BEGIN Dataset extract

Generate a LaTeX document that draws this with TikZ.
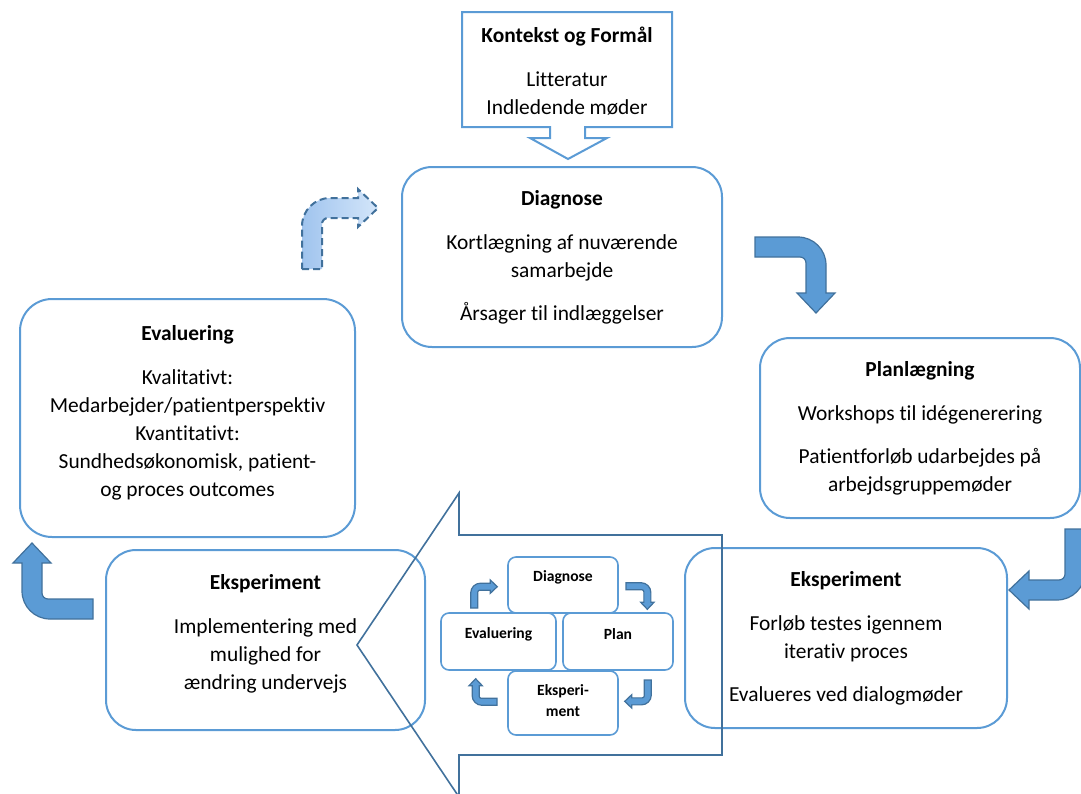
\documentclass[tikz,border=0pt]{standalone}
\usepackage{fontspec}
\setmainfont{Carlito}[Ligatures=NoCommon]
\usepackage{tikz}
\usepackage{xcolor}

\definecolor{boxblue}{RGB}{91,155,213}
\definecolor{edgeblue}{RGB}{65,113,156}
\definecolor{paleA}{RGB}{160,196,238}
\definecolor{paleB}{RGB}{212,230,250}

\tikzset{
  phasebox/.style={draw=boxblue, line width=1pt, rounded corners=15pt, align=center,
    font=\fontsize{10.7}{14}\selectfont},
  minibox/.style={draw=boxblue, line width=0.8pt, rounded corners=4pt, fill=white},
  minitext/.style={align=center, font=\fontsize{7.8}{10.5}\selectfont\bfseries},
  solidarrow/.style={fill=boxblue, draw=edgeblue, line width=0.6pt},
  dasharrow/.style={left color=paleA, right color=paleB, draw=edgeblue, line width=1pt,
    dash pattern=on 3.5pt off 2pt}
}

% bent arrow: position, rotation, scale, style (drawn going up, then right)
\newcommand{\bentarrow}[4]{%
  \begin{scope}[shift={#1}, rotate=#2, scale=#3]
    \path[#4] (-38,40) -- (-18,40) -- (-18,-5) arc (180:270:6) -- (18,-11) -- (18,-2)
      -- (38,-21) -- (18,-40) -- (18,-31) -- (-10,-31) arc (270:180:28) -- cycle;
  \end{scope}}

\begin{document}
\begin{tikzpicture}[x=0.5pt, y=-0.5pt]
        \useasboundingbox (0,0) rectangle (1081,793);
        % context box with arrow
        \draw[boxblue, line width=1pt, fill=white] (462,12) -- (672,12) -- (672,127) -- (585,127)
          -- (585,138) -- (607,138) -- (568,159) -- (530,138) -- (550,138) -- (550,127)
          -- (462,127) -- cycle;
        \node[align=center, font=\fontsize{10.7}{14}\selectfont] (kontekst) at (567,71)
          {\textbf{Kontekst og Formål}\\[8pt] Litteratur\\ Indledende møder};
        % phases
        \node[phasebox, minimum width=160pt, minimum height=90pt] (diagnose) at (562,257)
          {\textbf{Diagnose}\\[8pt] Kortlægning af nuværende\\ samarbejde\\[7.5pt] Årsager til indlæggelser};
        \node[phasebox, minimum width=160pt, minimum height=90pt] (planl) at (920,428)
          {\textbf{Planlægning}\\[8pt] Workshops til idégenerering\\[7.5pt] Patientforløb udarbejdes på\\ arbejdsgruppemøder};
        \node[phasebox, minimum width=161pt, minimum height=90pt] (eksright) at (846,638)
          {\textbf{Eksperiment}\\[8pt] Forløb testes igennem\\ iterativ proces\\[7.5pt] Evalueres ved dialogmøder};
        \node[phasebox, minimum width=159.5pt, minimum height=90pt] (eksleft) at (265.5,640)
          {\textbf{Eksperiment}\\[8pt] Implementering med\\ mulighed for\\ ændring undervejs\\[-10pt]\strut};
        \node[phasebox, rounded corners=16pt, minimum width=167.5pt, minimum height=119pt] (evaluering) at (187.5,418)
          {\textbf{Evaluering}\\[8pt] Kvalitativt:\\ Medarbejder/patientperspektiv\\ Kvantitativt:\\ Sundhedsøkonomisk, patient-\\ og proces outcomes\\[-11pt]\strut};
        % big hollow arrow
        \draw[edgeblue, line width=0.8pt] (357,645) -- (459,493) -- (459,535) -- (722,535)
          -- (722,755) -- (459,755) -- (459,797) -- cycle;
        % small cycle
        \node[minibox, minimum width=55pt, minimum height=28pt] (sdiag) at (563,585) {};
        \node[minibox, minimum width=57.5pt, minimum height=28.5pt] (seval) at (498.5,641.5) {};
        \node[minibox, minimum width=55pt, minimum height=28.5pt] (splan) at (618,641.5) {};
        \node[minibox, minimum width=55pt, minimum height=32pt] (seks) at (563,703) {};
        \node[minitext] (sdiagtxt) at (563,577) {Diagnose};
        \node[minitext] (sevaltxt) at (498.5,634) {Evaluering};
        \node[minitext] (splantxt) at (618,634) {Plan};
        \node[minitext] (sekstxt) at (563,701) {Eksperi-\\ment};
        % bent arrows
        \bentarrow{(340,229)}{0}{1}{dasharrow}
        \bentarrow{(795,275)}{-90}{1}{solidarrow}
        \bentarrow{(1047,569)}{180}{1}{solidarrow}
        \bentarrow{(53,581)}{90}{1}{solidarrow}
        \bentarrow{(484,594)}{0}{0.35}{solidarrow}
        \bentarrow{(640,596)}{-90}{0.35}{solidarrow}
        \bentarrow{(638,694)}{180}{0.35}{solidarrow}
        \bentarrow{(483,692)}{90}{0.35}{solidarrow}
\end{tikzpicture}
\end{document}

END Dataset extract

What the task asks
Say how many lines contain the string "with", giving nothing but the count.

Answer to this problem
2